Extract the complete data exactly as given.
--- Data block ---
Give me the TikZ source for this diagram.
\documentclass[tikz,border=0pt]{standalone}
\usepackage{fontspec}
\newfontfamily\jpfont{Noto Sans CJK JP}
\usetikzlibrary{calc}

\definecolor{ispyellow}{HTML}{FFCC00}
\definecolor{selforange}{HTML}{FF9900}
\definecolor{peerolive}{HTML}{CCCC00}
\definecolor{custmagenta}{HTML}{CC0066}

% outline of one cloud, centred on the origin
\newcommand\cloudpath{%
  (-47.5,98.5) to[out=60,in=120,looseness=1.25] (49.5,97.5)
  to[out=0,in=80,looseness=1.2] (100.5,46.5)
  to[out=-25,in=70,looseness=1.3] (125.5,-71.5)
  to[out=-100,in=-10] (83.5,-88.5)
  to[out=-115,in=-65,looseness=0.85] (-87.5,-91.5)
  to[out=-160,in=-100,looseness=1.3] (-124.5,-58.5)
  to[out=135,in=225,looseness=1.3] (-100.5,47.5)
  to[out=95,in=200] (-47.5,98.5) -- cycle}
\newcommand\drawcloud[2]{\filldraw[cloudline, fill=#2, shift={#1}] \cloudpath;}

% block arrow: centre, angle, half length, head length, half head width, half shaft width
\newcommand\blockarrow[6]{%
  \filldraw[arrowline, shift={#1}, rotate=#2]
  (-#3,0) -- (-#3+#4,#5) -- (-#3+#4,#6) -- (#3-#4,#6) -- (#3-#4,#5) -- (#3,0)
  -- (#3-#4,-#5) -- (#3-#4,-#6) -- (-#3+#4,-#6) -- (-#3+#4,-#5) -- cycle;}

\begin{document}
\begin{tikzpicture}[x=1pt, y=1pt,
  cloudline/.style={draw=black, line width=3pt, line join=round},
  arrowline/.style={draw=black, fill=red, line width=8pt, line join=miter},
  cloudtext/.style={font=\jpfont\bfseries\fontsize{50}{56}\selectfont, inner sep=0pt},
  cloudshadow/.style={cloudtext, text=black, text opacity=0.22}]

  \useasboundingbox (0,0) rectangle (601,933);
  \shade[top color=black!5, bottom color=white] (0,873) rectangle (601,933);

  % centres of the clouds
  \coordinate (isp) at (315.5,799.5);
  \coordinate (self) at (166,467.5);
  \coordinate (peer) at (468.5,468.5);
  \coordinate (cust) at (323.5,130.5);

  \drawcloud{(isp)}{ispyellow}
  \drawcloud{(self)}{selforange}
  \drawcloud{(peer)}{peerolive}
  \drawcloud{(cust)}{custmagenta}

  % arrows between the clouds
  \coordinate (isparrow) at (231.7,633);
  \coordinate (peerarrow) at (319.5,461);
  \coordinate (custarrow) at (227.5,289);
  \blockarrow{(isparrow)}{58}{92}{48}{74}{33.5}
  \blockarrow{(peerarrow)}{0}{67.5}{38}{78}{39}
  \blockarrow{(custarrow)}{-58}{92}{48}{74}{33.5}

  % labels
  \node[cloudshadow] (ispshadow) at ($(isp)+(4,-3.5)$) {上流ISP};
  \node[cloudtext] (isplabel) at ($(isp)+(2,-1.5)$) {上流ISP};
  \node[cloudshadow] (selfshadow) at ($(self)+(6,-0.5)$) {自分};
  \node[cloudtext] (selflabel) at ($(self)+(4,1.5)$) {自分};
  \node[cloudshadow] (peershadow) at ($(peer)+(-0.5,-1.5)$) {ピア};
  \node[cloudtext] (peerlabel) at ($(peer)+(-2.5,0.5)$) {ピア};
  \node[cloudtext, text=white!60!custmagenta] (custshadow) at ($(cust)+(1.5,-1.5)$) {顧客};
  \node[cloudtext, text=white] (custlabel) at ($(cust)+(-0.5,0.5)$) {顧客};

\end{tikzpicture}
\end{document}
---
Solution to the exercise:
Give me the TikZ source for this diagram.
\documentclass[tikz,border=0pt]{standalone}
\usepackage{fontspec}
\newfontfamily\jpfont{Noto Sans CJK JP}
\usetikzlibrary{calc}

\definecolor{ispyellow}{HTML}{FFCC00}
\definecolor{selforange}{HTML}{FF9900}
\definecolor{peerolive}{HTML}{CCCC00}
\definecolor{custmagenta}{HTML}{CC0066}

% outline of one cloud, centred on the origin
\newcommand\cloudpath{%
  (-47.5,98.5) to[out=60,in=120,looseness=1.25] (49.5,97.5)
  to[out=0,in=80,looseness=1.2] (100.5,46.5)
  to[out=-25,in=70,looseness=1.3] (125.5,-71.5)
  to[out=-100,in=-10] (83.5,-88.5)
  to[out=-115,in=-65,looseness=0.85] (-87.5,-91.5)
  to[out=-160,in=-100,looseness=1.3] (-124.5,-58.5)
  to[out=135,in=225,looseness=1.3] (-100.5,47.5)
  to[out=95,in=200] (-47.5,98.5) -- cycle}
\newcommand\drawcloud[2]{\filldraw[cloudline, fill=#2, shift={#1}] \cloudpath;}

% block arrow: centre, angle, half length, head length, half head width, half shaft width
\newcommand\blockarrow[6]{%
  \filldraw[arrowline, shift={#1}, rotate=#2]
  (-#3,0) -- (-#3+#4,#5) -- (-#3+#4,#6) -- (#3-#4,#6) -- (#3-#4,#5) -- (#3,0)
  -- (#3-#4,-#5) -- (#3-#4,-#6) -- (-#3+#4,-#6) -- (-#3+#4,-#5) -- cycle;}

\begin{document}
\begin{tikzpicture}[x=1pt, y=1pt,
  cloudline/.style={draw=black, line width=3pt, line join=round},
  arrowline/.style={draw=black, fill=red, line width=8pt, line join=miter},
  cloudtext/.style={font=\jpfont\bfseries\fontsize{50}{56}\selectfont, inner sep=0pt},
  cloudshadow/.style={cloudtext, text=black, text opacity=0.22}]

  \useasboundingbox (0,0) rectangle (601,933);
  \shade[top color=black!5, bottom color=white] (0,873) rectangle (601,933);

  % centres of the clouds
  \coordinate (isp) at (315.5,799.5);
  \coordinate (self) at (166,467.5);
  \coordinate (peer) at (468.5,468.5);
  \coordinate (cust) at (323.5,130.5);

  \drawcloud{(isp)}{ispyellow}
  \drawcloud{(self)}{selforange}
  \drawcloud{(peer)}{peerolive}
  \drawcloud{(cust)}{custmagenta}

  % arrows between the clouds
  \coordinate (isparrow) at (231.7,633);
  \coordinate (peerarrow) at (319.5,461);
  \coordinate (custarrow) at (227.5,289);
  \blockarrow{(isparrow)}{58}{92}{48}{74}{33.5}
  \blockarrow{(peerarrow)}{0}{67.5}{38}{78}{39}
  \blockarrow{(custarrow)}{-58}{92}{48}{74}{33.5}

  % labels
  \node[cloudshadow] (ispshadow) at ($(isp)+(4,-3.5)$) {上流ISP};
  \node[cloudtext] (isplabel) at ($(isp)+(2,-1.5)$) {上流ISP};
  \node[cloudshadow] (selfshadow) at ($(self)+(6,-0.5)$) {自分};
  \node[cloudtext] (selflabel) at ($(self)+(4,1.5)$) {自分};
  \node[cloudshadow] (peershadow) at ($(peer)+(-0.5,-1.5)$) {ピア};
  \node[cloudtext] (peerlabel) at ($(peer)+(-2.5,0.5)$) {ピア};
  \node[cloudtext, text=white!60!custmagenta] (custshadow) at ($(cust)+(1.5,-1.5)$) {顧客};
  \node[cloudtext, text=white] (custlabel) at ($(cust)+(-0.5,0.5)$) {顧客};

\end{tikzpicture}
\end{document}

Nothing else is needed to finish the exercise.